Dragonslayer
Directed by Tristan Patterson
Considering the disheveled hair, thickly matted beard, and thousand-yard stare, Josh "Skreech" Sandoval appears suspended in a permanent haze. The professional skateboarder sleepwalks through his daily routine of sporting competitions and drug-fueled house parties, equally drowsy during moments of joy and sadness alike. Early in Dragonslayer, Tristan Patterson's straggly but earnest documentary on the Orange Country semi-legend, a friend even suggests Sandoval gleefully embraces his life of "random chaos." Still, despite its masochistic tendencies, Sandoval's troubled life is constantly punctuated by poetic motion.

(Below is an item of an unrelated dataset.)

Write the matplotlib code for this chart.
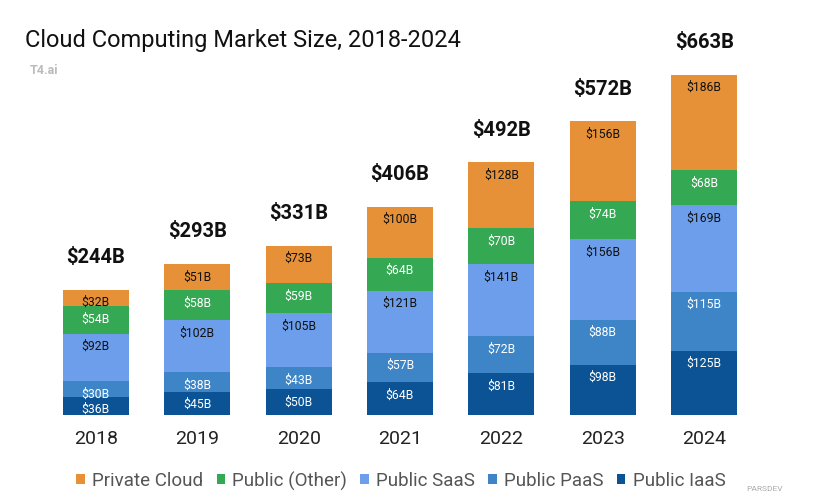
import matplotlib.pyplot as plt
import numpy as np

plt.rcParams['font.family'] = ['Roboto', 'DejaVu Sans']

years = ['2018', '2019', '2020', '2021', '2022', '2023', '2024']
totals = [244, 293, 331, 406, 492, 572, 663]
iaas = [36, 45, 50, 64, 81, 98, 125]
paas = [30, 38, 43, 57, 72, 88, 115]
saas = [92, 102, 105, 121, 141, 156, 169]
other = [54, 58, 59, 64, 70, 74, 68]
private = [32, 51, 73, 100, 128, 156, 186]

# bottom to top
series = [
    ('Public IaaS', iaas, '#0b5394', 'white'),
    ('Public PaaS', paas, '#3d85c6', 'white'),
    ('Public SaaS', saas, '#6d9eeb', '#111111'),
    ('Public (Other)', other, '#34a853', 'white'),
    ('Private Cloud', private, '#e69138', '#111111'),
]

fig = plt.figure(figsize=(8.18, 5.02), dpi=100)
ax = fig.add_axes([30/818, 86/502, 740/818, 386/502])

x = np.arange(len(years))
bottom = np.zeros(len(years))
for name, vals, col, tcol in series:
    vals = np.array(vals, dtype=float)
    ax.bar(x, vals, 0.65, bottom=bottom, color=col, label=name)
    for xi, b, v in zip(x, bottom, vals):
        ax.annotate('$%dB' % v, (xi, b + v), xytext=(0, -8.5), textcoords='offset points',
                    ha='center', va='center', fontsize=8.8, color=tcol)
    bottom += vals

for xi, t, b in zip(x, totals, bottom):
    ax.annotate('$%dB' % t, (xi, b), xytext=(0, 24), textcoords='offset points',
                ha='center', va='center', fontsize=14.5, fontweight='bold', color='#111111')

ax.set_xlim(-0.65, 6.65)
ax.set_ylim(0, 752)
ax.set_xticks(x)
ax.set_xticklabels(years, fontsize=14, color='#222222')
ax.tick_params(axis='x', length=0, pad=10)
ax.set_yticks([])
for s in ax.spines.values():
    s.set_visible(False)

fig.text(25/818, 1 - 40/502, 'Cloud Computing Market Size, 2018-2024', fontsize=17,
         color='#111111', va='center', ha='left')
fig.text(30/818, 1 - 70/502, 'T4.ai', fontsize=9, color='#bbbbbb',
         fontweight='bold', va='center', ha='left')

handles, labels = ax.get_legend_handles_labels()
fig.legend(handles[::-1], labels[::-1], loc='center', bbox_to_anchor=(401/818, 1 - 481/502),
           ncol=5, frameon=False, fontsize=13.5, handlelength=0.45, handleheight=0.45,
           handletextpad=0.4, columnspacing=0.7, labelcolor='#555555')

fig.text(765/818, 1 - 489/502, 'PARSDEV', fontsize=6, color='#aaaaaa', ha='center', va='center')

fig.savefig('out.png', dpi=100)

The film's most resonant scenes find him gliding through empty swimming pools catching air and self-fulfillment at the same time.
This tonal dichotomy defines Dragonslayer, a story obsessed with the juxtaposition of Josh's obvious physical talent and unflinching social apathy. Patterson captures Sandoval's wild and woolly existence, following closely as he confronts new fatherhood and a quickly disintegrating professional sports career. So much of the film is dedicated to the quiet moments of sadness that endlessly dominates Josh's tumble into adulthood, especially when Patterson pushes him about his young son or devoted girlfriend, Leslie Brown. Time slows down when these subjects are breached, as if the thought of pending responsibility was equivalent to a foreign language Josh is being forced to learn. Patterson's attentive hand-held camera often lingers on his subject's face, waiting and watching for some kind of clue to solve this human conundrum.
That a definitive explanation one way or another never comes makes Dragonslayer a very odd yet stirring bit of non-fiction tragedy. Josh embraces his slow motion dive into self-destruction and homelessness (he lives in a tent in a sponsor's yard), but Patterson resists judgment, focusing on nuances of his life instead of the bitter foregone conclusion to come. Ultimately, one of Josh's more contradictory quotes sums up his life and Dragonslayer perfectly: "I don't know what I'm doing, but I totally realize I'm doing it."